Information provided:
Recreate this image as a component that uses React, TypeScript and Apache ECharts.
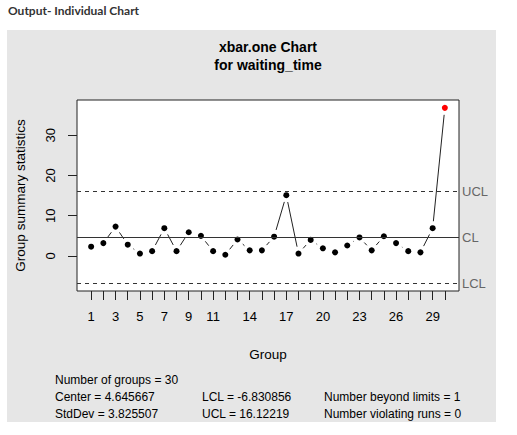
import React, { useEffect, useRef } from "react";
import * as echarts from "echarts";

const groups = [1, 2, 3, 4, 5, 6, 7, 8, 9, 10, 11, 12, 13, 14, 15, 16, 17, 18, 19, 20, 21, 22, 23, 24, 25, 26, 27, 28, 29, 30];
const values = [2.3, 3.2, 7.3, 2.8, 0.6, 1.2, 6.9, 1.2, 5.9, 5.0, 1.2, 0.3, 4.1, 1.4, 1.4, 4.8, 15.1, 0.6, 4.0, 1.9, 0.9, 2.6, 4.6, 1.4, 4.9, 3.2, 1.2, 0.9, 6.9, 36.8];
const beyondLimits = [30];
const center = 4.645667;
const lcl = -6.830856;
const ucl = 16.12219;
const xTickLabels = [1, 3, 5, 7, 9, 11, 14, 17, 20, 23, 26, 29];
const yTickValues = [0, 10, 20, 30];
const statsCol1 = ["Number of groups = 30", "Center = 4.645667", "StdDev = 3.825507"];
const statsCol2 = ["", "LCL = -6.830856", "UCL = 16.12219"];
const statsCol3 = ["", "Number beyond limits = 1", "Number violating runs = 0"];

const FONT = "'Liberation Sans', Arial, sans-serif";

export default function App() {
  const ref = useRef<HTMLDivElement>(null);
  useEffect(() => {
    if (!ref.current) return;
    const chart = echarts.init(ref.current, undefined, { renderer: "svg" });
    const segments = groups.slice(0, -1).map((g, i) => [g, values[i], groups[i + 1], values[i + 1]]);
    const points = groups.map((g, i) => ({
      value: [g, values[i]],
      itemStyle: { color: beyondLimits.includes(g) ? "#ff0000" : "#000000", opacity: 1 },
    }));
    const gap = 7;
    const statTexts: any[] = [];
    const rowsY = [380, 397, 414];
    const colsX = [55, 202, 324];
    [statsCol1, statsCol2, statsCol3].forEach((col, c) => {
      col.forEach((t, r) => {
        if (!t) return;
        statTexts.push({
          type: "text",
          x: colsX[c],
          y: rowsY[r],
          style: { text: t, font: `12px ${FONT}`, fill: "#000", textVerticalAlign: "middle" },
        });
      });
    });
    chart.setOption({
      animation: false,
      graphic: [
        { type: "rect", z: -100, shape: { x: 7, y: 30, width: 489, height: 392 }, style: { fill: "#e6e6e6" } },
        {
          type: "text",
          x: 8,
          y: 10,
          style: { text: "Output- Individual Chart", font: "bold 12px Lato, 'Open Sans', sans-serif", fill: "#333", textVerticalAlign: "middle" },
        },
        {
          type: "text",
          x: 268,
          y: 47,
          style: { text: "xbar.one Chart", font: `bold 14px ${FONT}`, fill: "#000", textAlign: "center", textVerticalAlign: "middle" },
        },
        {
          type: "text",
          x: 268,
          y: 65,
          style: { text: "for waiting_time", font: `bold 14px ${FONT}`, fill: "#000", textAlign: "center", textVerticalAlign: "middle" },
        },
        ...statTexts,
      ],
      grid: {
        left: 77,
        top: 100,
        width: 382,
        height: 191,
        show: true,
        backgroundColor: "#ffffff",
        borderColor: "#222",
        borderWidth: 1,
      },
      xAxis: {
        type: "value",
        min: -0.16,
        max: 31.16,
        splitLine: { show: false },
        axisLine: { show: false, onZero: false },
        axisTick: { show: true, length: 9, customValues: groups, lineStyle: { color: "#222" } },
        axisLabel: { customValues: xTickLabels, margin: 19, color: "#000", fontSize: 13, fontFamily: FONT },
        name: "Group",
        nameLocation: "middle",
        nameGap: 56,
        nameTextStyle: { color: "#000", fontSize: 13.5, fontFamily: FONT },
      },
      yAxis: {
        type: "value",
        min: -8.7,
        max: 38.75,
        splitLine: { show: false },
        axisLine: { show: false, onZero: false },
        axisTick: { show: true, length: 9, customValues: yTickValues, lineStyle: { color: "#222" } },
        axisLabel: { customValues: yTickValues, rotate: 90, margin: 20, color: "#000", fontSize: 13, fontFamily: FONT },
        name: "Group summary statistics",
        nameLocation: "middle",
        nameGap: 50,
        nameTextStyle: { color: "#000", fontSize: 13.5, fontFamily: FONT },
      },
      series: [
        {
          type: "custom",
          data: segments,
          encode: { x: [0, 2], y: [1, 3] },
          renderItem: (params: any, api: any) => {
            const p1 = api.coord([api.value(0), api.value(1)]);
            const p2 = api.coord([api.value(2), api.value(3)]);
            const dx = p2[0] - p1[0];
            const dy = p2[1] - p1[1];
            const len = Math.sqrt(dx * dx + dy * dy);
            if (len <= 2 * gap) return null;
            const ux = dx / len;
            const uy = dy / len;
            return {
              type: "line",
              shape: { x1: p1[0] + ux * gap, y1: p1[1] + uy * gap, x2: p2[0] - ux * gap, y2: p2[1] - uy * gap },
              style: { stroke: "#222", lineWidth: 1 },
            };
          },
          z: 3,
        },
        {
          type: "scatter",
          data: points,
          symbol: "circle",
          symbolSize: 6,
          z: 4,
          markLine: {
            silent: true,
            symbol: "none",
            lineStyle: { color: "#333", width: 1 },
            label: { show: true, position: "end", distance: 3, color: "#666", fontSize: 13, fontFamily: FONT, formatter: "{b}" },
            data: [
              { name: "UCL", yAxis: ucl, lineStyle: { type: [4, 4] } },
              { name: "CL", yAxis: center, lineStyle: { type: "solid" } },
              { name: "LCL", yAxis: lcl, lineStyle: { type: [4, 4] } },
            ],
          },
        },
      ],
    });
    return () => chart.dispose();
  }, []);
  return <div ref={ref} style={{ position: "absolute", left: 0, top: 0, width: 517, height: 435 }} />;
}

Exercise goal: Repeat the lines above, starting at the first and stopping after the line that holds "import * as", with the pictures left out.

Reply:
Recreate this image as a component that uses React, TypeScript and Apache ECharts.
import React, { useEffect, useRef } from "react";
import * as echarts from "echarts";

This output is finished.